2008年2月1日 読売新聞

鹿島鉄道跡地バス専用道化へ 検討委
石岡―常陸小川間 7月までに具体策

現地を視察し説明を聞く委員たち(鹿島鉄道の旧新高浜駅で) 県と石岡、小美玉両市は31日、廃線となった鹿島鉄道の旧石岡―旧常陸小川駅間(約7キロ)の線路跡をバス専用道として整備し、民間のバスを走らせる「バス高速輸送システム」(BRT)の実現に向け、「かしてつ跡地バス専用道化検討委員会」(委員長=石田東生・筑波大教授)の初会合を石岡市内で開いた。初会合では、専用道の整備方法などテーマごとに作業部会を設置して検討を進め、7月までに具体策を取りまとめる方針を決めた。自治体が道路を整備し、民間会社がバスを運行させるという形のBRTが実現すれば、全国初となる。

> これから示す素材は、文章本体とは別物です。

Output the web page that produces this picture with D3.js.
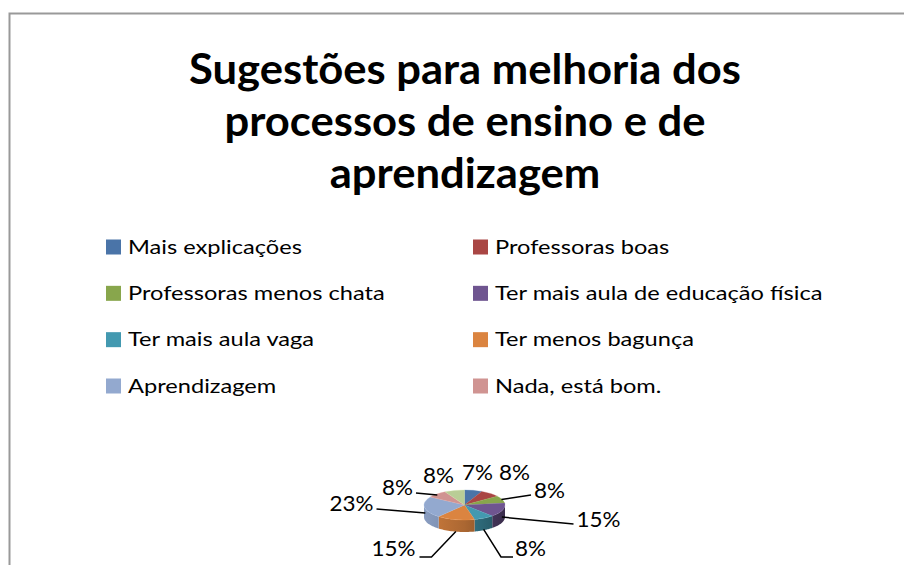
<!DOCTYPE html>
<html><head><meta charset="utf-8">
<script src="https://cdn.jsdelivr.net/npm/d3@7/dist/d3.min.js"></script>
<style>html,body{margin:0;padding:0;background:#fff;overflow:hidden}</style>
</head><body>
<svg id="c" width="904" height="565"></svg>
<script>
// ---- data ----
const titleLines = ["Sugestões para melhoria dos", "processos de ensino e de", "aprendizagem"];
const categories = ["Mais explicações", "Professoras boas", "Professoras menos chata",
  "Ter mais aula de educação física", "Ter mais aula vaga", "Ter menos bagunça",
  "Aprendizagem", "Nada, está bom.", "Outro"];
const values = [7, 8, 8, 15, 8, 15, 23, 8, 8];
const colors = ["#4a74a8", "#a94644", "#88a64c", "#6f5590", "#4399b0", "#db8440",
  "#93a9cf", "#d09492", "#b9cd96"];
const legendCount = 8; // legend in the reference shows only the first eight entries
// label layout (text centre relative to pie centre) and leader style
const labelOffsets = [[13,-33],[50,-33],[85,-15],[134,14],[66,43],[-71,43],[-113,-2],[-67,-18],[-26,-30]];
const leaderKind = ["none","none","straight","straight","elbow","elbow","straight","straight","none"];

const svg = d3.select("#c");
const FONT = "Lato, 'Open Sans', sans-serif";
const CAP = 0.7165; // Lato cap-height ratio

// border
svg.append("path").attr("d", "M9.5,575 L9.5,13.5 L915,13.5")
  .attr("fill", "none").attr("stroke", "#999").attr("stroke-width", 2);

function fit(sel, target) {
  const w = sel.node().getComputedTextLength();
  const fs = parseFloat(sel.attr("font-size"));
  return fs * target / w;
}
// enlarge text to a cap height while keeping its fitted width
function stretch(sel, fitFs, capPx) {
  const w = sel.node().getComputedTextLength();
  const k = capPx / (CAP * fitFs);
  sel.attr("font-size", fitFs * k).attr("textLength", w).attr("lengthAdjust", "spacingAndGlyphs");
}

// title
const cx = 465;
const baselines = [84, 136, 188];
const tt = svg.append("g");
const t0 = tt.append("text").attr("font-family", FONT).attr("font-weight", 700)
  .attr("font-size", 40).text(titleLines[0]);
const titleFs = fit(t0, 552);
t0.remove();
titleLines.forEach((l, i) => {
  const t = tt.append("text").attr("x", cx).attr("y", baselines[i]).attr("text-anchor", "middle")
    .attr("font-family", FONT).attr("font-weight", 700).attr("font-size", titleFs)
    .attr("fill", "#000").text(l);
  stretch(t, titleFs, 30.5);
});

// legend
const lg = svg.append("g");
const l0 = lg.append("text").attr("font-family", FONT).attr("font-size", 20).text(categories[0]);
const legFs = fit(l0, 174);
l0.remove();
const colX = d3.scalePoint().domain([0, 1]).range([106, 473]);
const rowY = d3.scaleLinear().domain([0, 3]).range([247, 386]);
categories.slice(0, legendCount).forEach((c, i) => {
  const x = colX(i % 2), y = rowY(Math.floor(i / 2));
  lg.append("rect").attr("x", x).attr("y", y - 7.5).attr("width", 15).attr("height", 15)
    .attr("fill", colors[i]);
  const t = lg.append("text").attr("x", x + 22).attr("y", y + 6.7)
    .attr("font-family", FONT).attr("font-size", legFs).attr("fill", "#000").text(c);
  stretch(t, legFs, 13.5);
});

// 3D pie
const pcx = 464.5, pcy = 505, rx = 40.5, ry = 15, depth = 12;
const pieData = d3.pie().sort(null).value(d => d)(values);
const defs = svg.append("defs");
colors.forEach((c, i) => {
  const g = defs.append("linearGradient").attr("id", "side" + i)
    .attr("gradientUnits", "userSpaceOnUse")
    .attr("x1", pcx - rx).attr("x2", pcx + rx).attr("y1", 0).attr("y2", 0);
  g.append("stop").attr("offset", "0").attr("stop-color", d3.color(c).darker(0.2));
  g.append("stop").attr("offset", "0.5").attr("stop-color", d3.color(c).darker(0.7));
  g.append("stop").attr("offset", "1").attr("stop-color", d3.color(c).darker(1.8));
});
const ex = a => pcx + Math.sin(a) * rx;
const ey = a => pcy - Math.cos(a) * ry;
const pg = svg.append("g");
// side walls (front half only)
pieData.forEach((p, i) => {
  const s = Math.max(p.startAngle, Math.PI / 2), e = Math.min(p.endAngle, 3 * Math.PI / 2);
  if (e <= s) return;
  const n = 24, pts = [];
  for (let k = 0; k <= n; k++) { const a = s + (e - s) * k / n; pts.push([ex(a), ey(a)]); }
  for (let k = n; k >= 0; k--) { const a = s + (e - s) * k / n; pts.push([ex(a), ey(a) + depth]); }
  pg.append("path").attr("d", d3.line()(pts) + "Z").attr("fill", `url(#side${i})`);
});
// top faces
const arcGen = d3.arc().innerRadius(0).outerRadius(rx);
const topFace = pg.append("g").attr("transform", `translate(${pcx},${pcy}) scale(1,${ry / rx})`);
pieData.forEach((p, i) => {
  topFace.append("path").attr("d", arcGen(p)).attr("fill", colors[i])
    .attr("stroke", d3.color(colors[i]).brighter(0.3)).attr("stroke-width", 0.4);
});

// labels
const lab = svg.append("g");
const m0 = lab.append("text").attr("font-family", FONT).attr("font-size", 22).text("15%");
const labFs = fit(m0, 44);
m0.remove();
pieData.forEach((p, i) => {
  const [dx, dy] = labelOffsets[i];
  const tx = pcx + dx, ty = pcy + dy;
  const t = lab.append("text").attr("x", tx).attr("y", ty + 7.8)
    .attr("text-anchor", "middle").attr("font-family", FONT).attr("font-size", labFs)
    .attr("fill", "#000").text(Math.round(p.value) + "%");
  const hw = t.node().getComputedTextLength() / 2;
  stretch(t, labFs, 15.5);
  if (leaderKind[i] === "none") return;
  const a = (p.startAngle + p.endAngle) / 2;
  const ax = ex(a) * 0.98 + pcx * 0.02;
  const ay = ey(a) + depth * Math.sqrt(Math.max(0, -Math.cos(a)));
  const right = dx > 0;
  let pts;
  if (leaderKind[i] === "straight") {
    const endX = right ? tx - hw - 3 : tx + hw + 3;
    pts = [[ax, ay + (right ? 0 : 1)], [endX, ty + (right ? 5 : 6)]];
  } else {
    const endX = right ? tx - hw - 2 : tx + hw + 4;
    const ly = ty + 9;
    const elbowX = right ? endX - 12 : endX + 12;
    pts = [[ax, ay], [elbowX, ly], [endX, ly]];
  }
  lab.append("path").attr("d", d3.line()(pts)).attr("fill", "none")
    .attr("stroke", "#000").attr("stroke-width", 1.5);
});
</script>
</body></html>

 委員会は、県などのほか、国土交通省関東地方整備局、代替バスを運行している関鉄グリーンバス、県警などの担当者で構成され、計21人が参加した。

 初会合の冒頭で、石田委員長は「全国的にも注目度の高いプロジェクトで、茨城から新しい公共交通のあり方を提案できると考えている」とあいさつした。作業部会は、専用道と一般道を交差させる方法、利用促進策などのテーマごとに設置する。また、事業効果を把握するため、沿線住民や事業所を対象としたアンケート調査を3月までに実施することや、線路跡と並走する国道355号の交通量の調査を2月中旬に行うことも決めた。会合は今後、3回開く予定だ。

 初会合に先立って、委員は計画区間にある駅を視察し、跡地の幅員や一般道との位置関係を確認した。

 ただ、計画は、跡地を保有する鹿島鉄道が土地を無償譲渡か無償貸与することを前提としている。これに対し、鹿島鉄道は売却を望んでいるとされ、石岡、小美玉両市は同社と交渉していくとしている。石田委員長は会合後の記者会見で、「茨城空港の開港予定の2009年度に開通を合わせたいという希望はあるが、7月ごろまでに用地問題が片づかないと(計画は)厳しくなる」との見方を示した。